During the commencement ceremony at Grove City College in Grove City, Pa., where I am a professor, we will be singing Isaac Watts’ “O God, Our Help in Ages Past.” Tears will come to my eyes as we harmonize the line, “Time, like an ever-rolling stream, bears all its sons away.” Once again men and women, students that I have come to admire and value, will leave our hallowed halls and begin their new lives. In most cases, my aging mind will forget their names, but I will remember our conversations and lessons. These will not be forgotten. These students have met all the qualifications for their degrees and will spread across the globe as they pursue new opportunities of employment and service.
Of course, their education is not complete. Rather, we have helped them to build skills and foundations to facilitate a lifetime of learning and growing. Certainly, I wish for all of them, as they commence their new life chapters, that they can avoid those nasty recurring nightmares about incomplete assignments and courses. Based on Facebook posts that I read, I know that I am not alone in dealing with these dreams. My own dreams center on that one last high school course. It is May, and I suddenly realize that I have forgotten to attend one class for the entire year. Once again, my plans to graduate have been stymied. Sometimes it’s an English course. Other times it is science or math. In all cases, my education is incomplete.
We call it “commencement,” recognizing that for all of these students their lives are rebooting as they begin to apply their education to new challenges. Although my students now think of me as old, as my seniority has moved me toward the front of the faculty lineup, I myself am still working to fulfill that one last stubborn incomplete, Life 101.
In his legal thriller, “Pleading Guilty,” Scott Turow wrote, “What kind of ethical social system takes as its fundamental precepts the words ‘I’ ‘me’ and ‘mine’? Our two-year-olds start like that and we spend the next 20 years trying to teach them there’s more than that to life.”
My parents did indeed spend the next 20 years on this lesson, but, through no fault of theirs, I earned an incomplete in this course.
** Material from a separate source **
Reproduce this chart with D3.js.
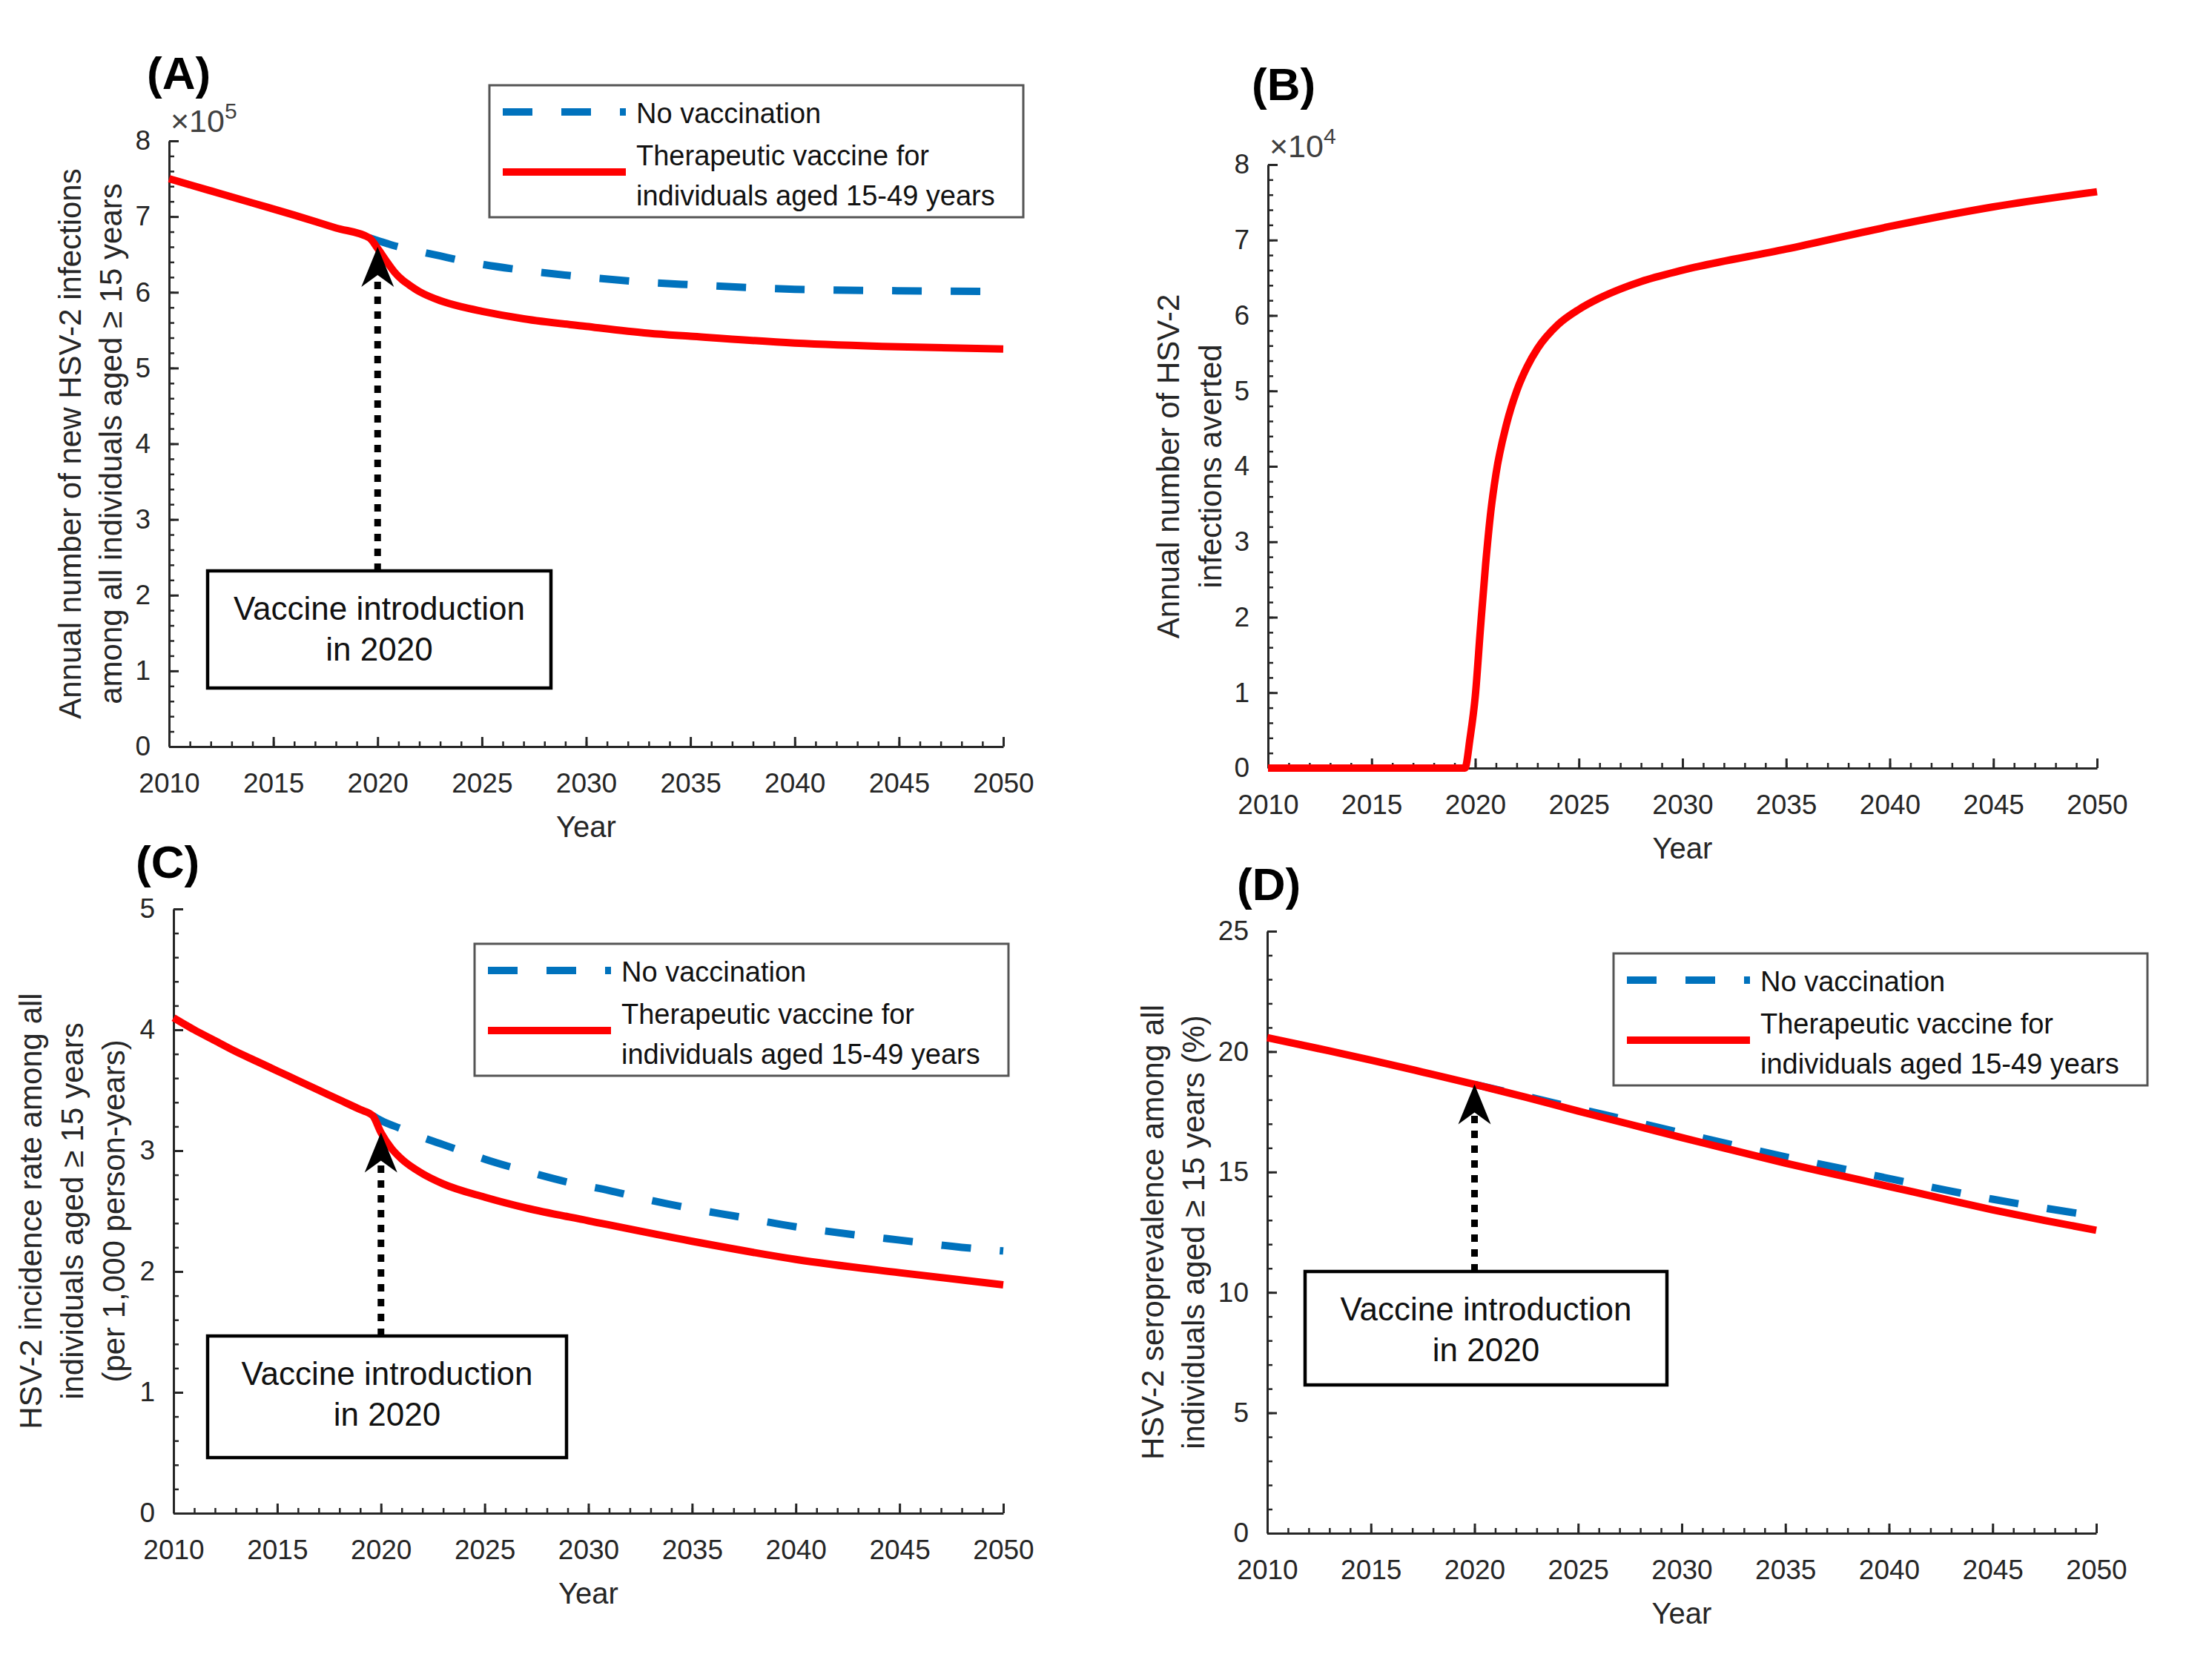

Living in America, the most individualistic culture on earth, I continue to struggle with images of myself at the center of reality. I still ask what my country can do for me. I still resent situations in which others expect me to serve them. I still spend so much time ruminating on “I” “me” and “mine” that I miss opportunities to serve others, to contribute to my society, and to invest in the next generation.
Granted, we need to recognize and consider our own needs. Our finite human existence is such that when we fail to meet our own physical and emotional needs, we lessen our potential impact on society. I need some down time to relax, de-stress, and reboot. Nevertheless, this should never be an excuse to justify a selfish approach to life.
As I analyze my own weaknesses and failures, I expect that you, too, will be able to relate. Turow, as he wrote in “Personal Injuries,” suggested that this is universal: “The black truth is that we are all servants of selfish appetites. All. All of us. All.”
I will continue to struggle with this lesson. One day I will be surprised that I have finished the requirements—the day of my next commencement. Until that happens, I will continue to gain strength through my faith, my church, and my family. I will seek to be both student and teacher, as I seek to help others realize the appropriate balance between the first-person singular pronouns of selfishness and the collective pronouns where we seek to work together in the basic lessons of life, seeking to love our neighbors as ourselves.
Let’s all reboot during this commencement season.